Data segment |
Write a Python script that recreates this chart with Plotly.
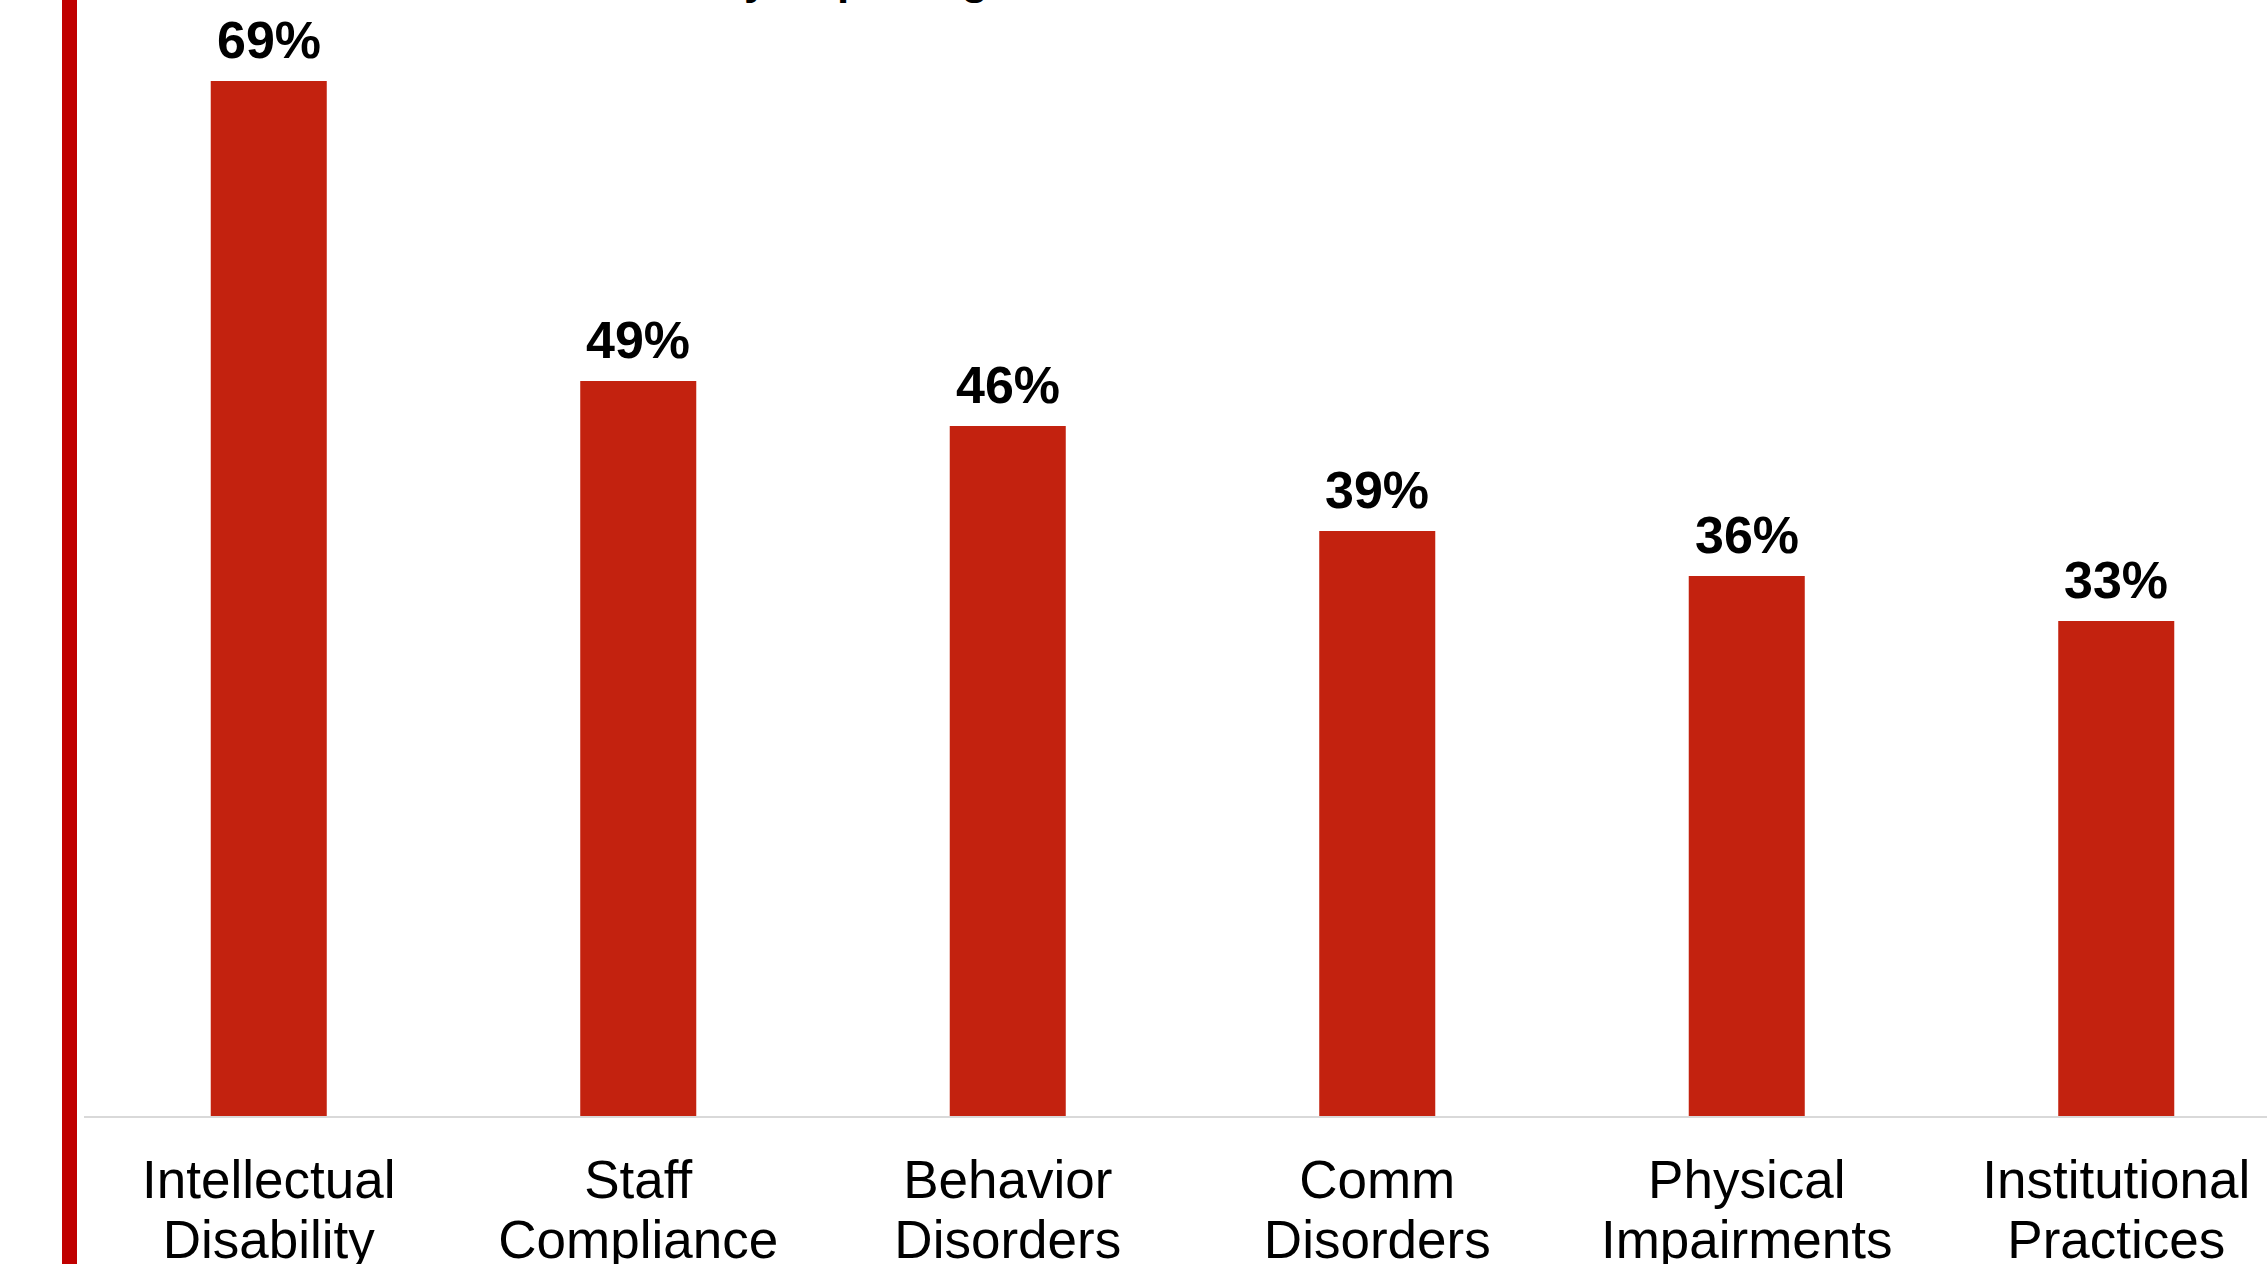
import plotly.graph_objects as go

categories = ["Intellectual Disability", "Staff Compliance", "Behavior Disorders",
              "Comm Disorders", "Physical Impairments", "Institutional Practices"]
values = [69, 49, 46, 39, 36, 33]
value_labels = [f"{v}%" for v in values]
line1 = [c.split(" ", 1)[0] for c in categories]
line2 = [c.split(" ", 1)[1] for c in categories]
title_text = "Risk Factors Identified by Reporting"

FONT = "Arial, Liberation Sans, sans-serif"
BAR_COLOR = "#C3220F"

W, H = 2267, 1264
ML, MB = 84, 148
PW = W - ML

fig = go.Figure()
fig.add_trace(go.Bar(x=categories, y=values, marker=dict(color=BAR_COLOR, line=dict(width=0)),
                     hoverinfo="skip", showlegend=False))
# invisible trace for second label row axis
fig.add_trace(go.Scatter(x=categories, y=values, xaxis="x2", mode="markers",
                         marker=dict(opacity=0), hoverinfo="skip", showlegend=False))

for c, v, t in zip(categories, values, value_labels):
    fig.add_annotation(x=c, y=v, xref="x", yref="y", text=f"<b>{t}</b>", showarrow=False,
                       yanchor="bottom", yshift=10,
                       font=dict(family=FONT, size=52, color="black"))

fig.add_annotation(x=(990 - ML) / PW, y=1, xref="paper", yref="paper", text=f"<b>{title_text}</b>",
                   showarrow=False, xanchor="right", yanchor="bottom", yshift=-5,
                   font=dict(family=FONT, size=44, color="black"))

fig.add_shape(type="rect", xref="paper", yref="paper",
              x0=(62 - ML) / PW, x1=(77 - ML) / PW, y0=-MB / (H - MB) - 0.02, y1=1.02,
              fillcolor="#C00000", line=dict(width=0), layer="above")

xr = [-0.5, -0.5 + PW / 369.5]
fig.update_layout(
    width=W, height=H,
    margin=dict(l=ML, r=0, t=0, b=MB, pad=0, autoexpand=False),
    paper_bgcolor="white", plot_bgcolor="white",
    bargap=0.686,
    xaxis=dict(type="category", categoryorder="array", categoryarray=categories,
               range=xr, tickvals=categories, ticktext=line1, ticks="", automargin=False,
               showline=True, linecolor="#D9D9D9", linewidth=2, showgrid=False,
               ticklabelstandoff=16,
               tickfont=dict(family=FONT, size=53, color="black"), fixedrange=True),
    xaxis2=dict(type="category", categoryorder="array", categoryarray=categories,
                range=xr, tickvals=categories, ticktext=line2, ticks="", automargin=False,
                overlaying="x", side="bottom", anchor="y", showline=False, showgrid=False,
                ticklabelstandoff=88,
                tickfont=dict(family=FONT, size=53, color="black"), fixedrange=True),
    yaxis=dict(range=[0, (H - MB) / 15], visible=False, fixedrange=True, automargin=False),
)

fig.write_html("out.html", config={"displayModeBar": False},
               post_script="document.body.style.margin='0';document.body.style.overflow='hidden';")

Required work | Skip every picture and transcribe the data above exactly.

Result for this exercise |
Write a Python script that recreates this chart with Plotly.
import plotly.graph_objects as go

categories = ["Intellectual Disability", "Staff Compliance", "Behavior Disorders",
              "Comm Disorders", "Physical Impairments", "Institutional Practices"]
values = [69, 49, 46, 39, 36, 33]
value_labels = [f"{v}%" for v in values]
line1 = [c.split(" ", 1)[0] for c in categories]
line2 = [c.split(" ", 1)[1] for c in categories]
title_text = "Risk Factors Identified by Reporting"

FONT = "Arial, Liberation Sans, sans-serif"
BAR_COLOR = "#C3220F"

W, H = 2267, 1264
ML, MB = 84, 148
PW = W - ML

fig = go.Figure()
fig.add_trace(go.Bar(x=categories, y=values, marker=dict(color=BAR_COLOR, line=dict(width=0)),
                     hoverinfo="skip", showlegend=False))
# invisible trace for second label row axis
fig.add_trace(go.Scatter(x=categories, y=values, xaxis="x2", mode="markers",
                         marker=dict(opacity=0), hoverinfo="skip", showlegend=False))

for c, v, t in zip(categories, values, value_labels):
    fig.add_annotation(x=c, y=v, xref="x", yref="y", text=f"<b>{t}</b>", showarrow=False,
                       yanchor="bottom", yshift=10,
                       font=dict(family=FONT, size=52, color="black"))

fig.add_annotation(x=(990 - ML) / PW, y=1, xref="paper", yref="paper", text=f"<b>{title_text}</b>",
                   showarrow=False, xanchor="right", yanchor="bottom", yshift=-5,
                   font=dict(family=FONT, size=44, color="black"))

fig.add_shape(type="rect", xref="paper", yref="paper",
              x0=(62 - ML) / PW, x1=(77 - ML) / PW, y0=-MB / (H - MB) - 0.02, y1=1.02,
              fillcolor="#C00000", line=dict(width=0), layer="above")

xr = [-0.5, -0.5 + PW / 369.5]
fig.update_layout(
    width=W, height=H,
    margin=dict(l=ML, r=0, t=0, b=MB, pad=0, autoexpand=False),
    paper_bgcolor="white", plot_bgcolor="white",
    bargap=0.686,
    xaxis=dict(type="category", categoryorder="array", categoryarray=categories,
               range=xr, tickvals=categories, ticktext=line1, ticks="", automargin=False,
               showline=True, linecolor="#D9D9D9", linewidth=2, showgrid=False,
               ticklabelstandoff=16,
               tickfont=dict(family=FONT, size=53, color="black"), fixedrange=True),
    xaxis2=dict(type="category", categoryorder="array", categoryarray=categories,
                range=xr, tickvals=categories, ticktext=line2, ticks="", automargin=False,
                overlaying="x", side="bottom", anchor="y", showline=False, showgrid=False,
                ticklabelstandoff=88,
                tickfont=dict(family=FONT, size=53, color="black"), fixedrange=True),
    yaxis=dict(range=[0, (H - MB) / 15], visible=False, fixedrange=True, automargin=False),
)

fig.write_html("out.html", config={"displayModeBar": False},
               post_script="document.body.style.margin='0';document.body.style.overflow='hidden';")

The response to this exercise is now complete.